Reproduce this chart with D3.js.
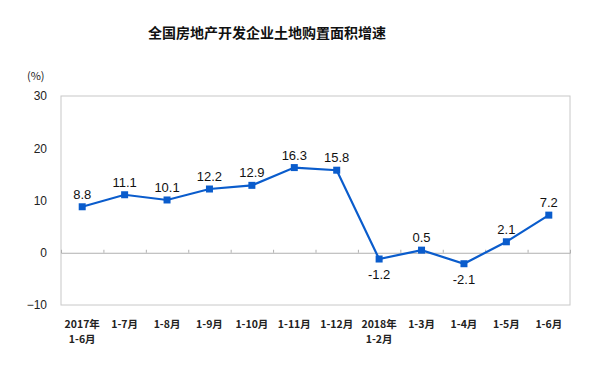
<!DOCTYPE html>
<html><head><meta charset="utf-8">
<script src="https://cdn.jsdelivr.net/npm/d3@7"></script>
<style>body{margin:0;background:#fff;}svg{display:block;}</style>
</head><body>
<svg id="c" width="600" height="367"></svg>
<script>
const categories = ["2017年\n1-6月","1-7月","1-8月","1-9月","1-10月","1-11月","1-12月","2018年\n1-2月","1-3月","1-4月","1-5月","1-6月"];
const values = [8.8,11.1,10.1,12.2,12.9,16.3,15.8,-1.2,0.5,-2.1,2.1,7.2];
const yTicks = [-10,0,10,20,30];
const title = "全国房地产开发企业土地购置面积增速";
const unit = "(%)";

const svg = d3.select("#c");
const L=61, R=570, T=96, B=305;
const x = d3.scaleBand().domain(d3.range(categories.length)).range([L,R]);
const y = d3.scaleLinear().domain([-10,30]).range([B,T]);

svg.append("text").attr("x",267).attr("y",38).attr("text-anchor","middle")
  .attr("font-family","Noto Sans CJK SC").attr("font-size",14).attr("font-weight","bold").attr("fill","#111").text(title);
svg.append("text").attr("x",27).attr("y",80).attr("font-family","Noto Sans CJK SC").attr("font-size",11).attr("fill","#222").text(unit);

svg.append("rect").attr("x",L).attr("y",T).attr("width",R-L).attr("height",B-T)
  .attr("fill","none").attr("stroke","#c8c8c8").attr("stroke-width",1);

// y axis labels
const ya = svg.append("g").attr("transform",`translate(${L},0)`)
  .call(d3.axisLeft(y).tickValues(yTicks).tickSize(0).tickPadding(14));
ya.select(".domain").remove();
ya.selectAll("text").attr("font-family","Liberation Sans, Arial").attr("font-size",12).attr("fill","#222");

// zero line with ticks
const xa = svg.append("g").attr("transform",`translate(0,${y(0)})`)
  .call(d3.axisTop(d3.scaleLinear().domain([0,categories.length]).range([L,R]))
    .tickValues(d3.range(1,categories.length)).tickSize(3).tickFormat(""));
xa.select(".domain").attr("stroke","#b0b0b0");
xa.selectAll(".tick line").attr("stroke","#b0b0b0");

// x labels
const xl = svg.append("g");
categories.forEach((c,i)=>{
  const t = xl.append("text").attr("x",x(i)+x.bandwidth()/2).attr("y",328)
    .attr("text-anchor","middle").attr("font-family","Noto Sans CJK SC").attr("font-size",10.5)
    .attr("font-weight","bold").attr("fill","#222");
  c.split("\n").forEach((s,k)=>t.append("tspan").attr("x",x(i)+x.bandwidth()/2).attr("dy",k?15:0).text(s));
});

const cx = i=>x(i)+x.bandwidth()/2;
svg.append("path").datum(values)
  .attr("d",d3.line().x((d,i)=>cx(i)).y(d=>y(d)))
  .attr("fill","none").attr("stroke","#0a5ccc").attr("stroke-width",2.2);
svg.selectAll("rect.m").data(values).join("rect").attr("class","m")
  .attr("x",(d,i)=>cx(i)-3.5).attr("y",d=>y(d)-3.5).attr("width",7).attr("height",7).attr("fill","#0a5ccc");
svg.selectAll("text.v").data(values).join("text").attr("class","v")
  .attr("x",(d,i)=>cx(i)).attr("y",d=>d<0? y(d)+20 : y(d)-8)
  .attr("text-anchor","middle").attr("font-family","Liberation Sans, Arial").attr("font-size",13).attr("fill","#111")
  .text(d=>d.toFixed(1));
</script>
</body></html>
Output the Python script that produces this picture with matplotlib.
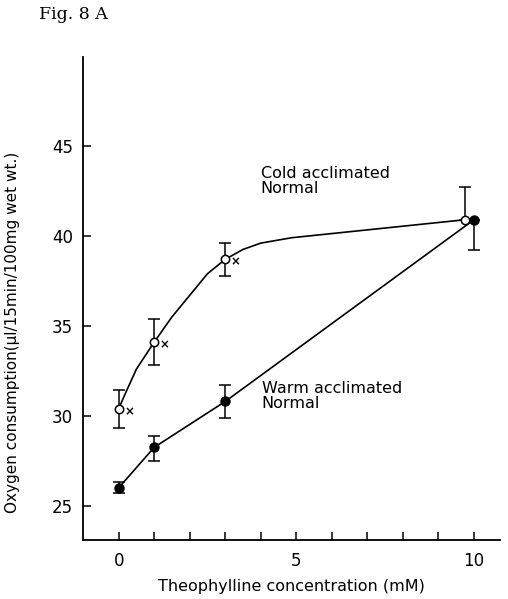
import numpy as np
import matplotlib
matplotlib.use('Agg')
import matplotlib.pyplot as plt

# theophylline concentration (mM)
conc = [0, 1, 3, 10]
cold_x = [0, 1, 3, 9.75]   # open circle at 10 drawn just left of the filled one

cold_y = [30.4, 34.1, 38.7, 40.9]
cold_lo = [1.05, 1.25, 0.95, 0.0]
cold_hi = [1.05, 1.3, 0.9, 1.8]

warm_y = [26.0, 28.25, 30.8, 40.9]
warm_lo = [0.3, 0.75, 0.9, 1.7]
warm_hi = [0.3, 0.65, 0.9, 0.0]

# hand drawn smooth curve through the cold points
curve_x = [0, 0.2, 0.5, 1, 1.5, 2.0, 2.5, 3, 3.5, 4, 4.87, 9.75]
curve_y = [30.4, 31.3, 32.6, 34.1, 35.5, 36.7, 37.9, 38.7, 39.25, 39.6, 39.9, 40.9]

xticks = [0, 5, 10]
yticks = [25, 30, 35, 40, 45]

plt.rcParams['font.family'] = ['DejaVu Sans']

fig = plt.figure(figsize=(5.08, 5.99), dpi=100)
ax = fig.add_axes([0.163, 0.0985, 0.821, 0.8065])

ax.plot(curve_x, curve_y, color='black', lw=1.2)
ax.plot(conc, warm_y, color='black', lw=1.2)

ax.errorbar(cold_x, cold_y, yerr=[cold_lo, cold_hi], fmt='o', mfc='white', mec='black',
            ms=6, mew=1.1, ecolor='black', elinewidth=1.1, capsize=4, capthick=1.1, zorder=3)
ax.errorbar(conc, warm_y, yerr=[warm_lo, warm_hi], fmt='o', mfc='black', mec='black',
            ms=6.5, ecolor='black', elinewidth=1.1, capsize=4, capthick=1.1, zorder=3)

for x, y in zip(cold_x[:3], cold_y[:3]):
    ax.annotate('×', (x, y), xytext=(4, -2), textcoords='offset points',
                fontsize=8.5, fontweight='bold', va='center', ha='left')

ax.text(4.0, 43.9, 'Cold acclimated\nNormal', fontsize=11.5, linespacing=1.05, va='top')
ax.text(4.03, 31.95, 'Warm acclimated\nNormal', fontsize=11.5, linespacing=1.05, va='top')

ax.set_xlim(-1.01, 10.73)
ax.set_ylim(23.1, 49.95)
ax.set_xticks(range(0, 11))
ax.set_xticklabels([str(t) if t in xticks else '' for t in range(0, 11)])
ax.set_yticks(yticks)
ax.tick_params(direction='in', length=6, width=1.1, labelsize=12, pad=7)
ax.tick_params(axis='x', pad=9)

for s in ['top', 'right']:
    ax.spines[s].set_visible(False)
for s in ['left', 'bottom']:
    ax.spines[s].set_linewidth(1.3)

ax.set_xlabel('Theophylline concentration (mM)', fontsize=11.5, labelpad=6)
ax.set_ylabel('Oxygen consumption(μl/15min/100mg wet wt.)', fontsize=11)
ax.yaxis.set_label_coords(-0.15, 0.43)

fig.text(0.077, 0.975, 'Fig. 8 A', fontsize=12.5, family='DejaVu Serif', va='center')

fig.savefig('out.png', dpi=100)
· · · · ·
Could the lines from the top of the material through the line with "const y = d3.scaleLinear().domain([-10,30]).range([B,T]);" be repeated exactly, pictures left out?

• [Correct output]:
Reproduce this chart with D3.js.
<!DOCTYPE html>
<html><head><meta charset="utf-8">
<script src="https://cdn.jsdelivr.net/npm/d3@7"></script>
<style>body{margin:0;background:#fff;}svg{display:block;}</style>
</head><body>
<svg id="c" width="600" height="367"></svg>
<script>
const categories = ["2017年\n1-6月","1-7月","1-8月","1-9月","1-10月","1-11月","1-12月","2018年\n1-2月","1-3月","1-4月","1-5月","1-6月"];
const values = [8.8,11.1,10.1,12.2,12.9,16.3,15.8,-1.2,0.5,-2.1,2.1,7.2];
const yTicks = [-10,0,10,20,30];
const title = "全国房地产开发企业土地购置面积增速";
const unit = "(%)";

const svg = d3.select("#c");
const L=61, R=570, T=96, B=305;
const x = d3.scaleBand().domain(d3.range(categories.length)).range([L,R]);
const y = d3.scaleLinear().domain([-10,30]).range([B,T]);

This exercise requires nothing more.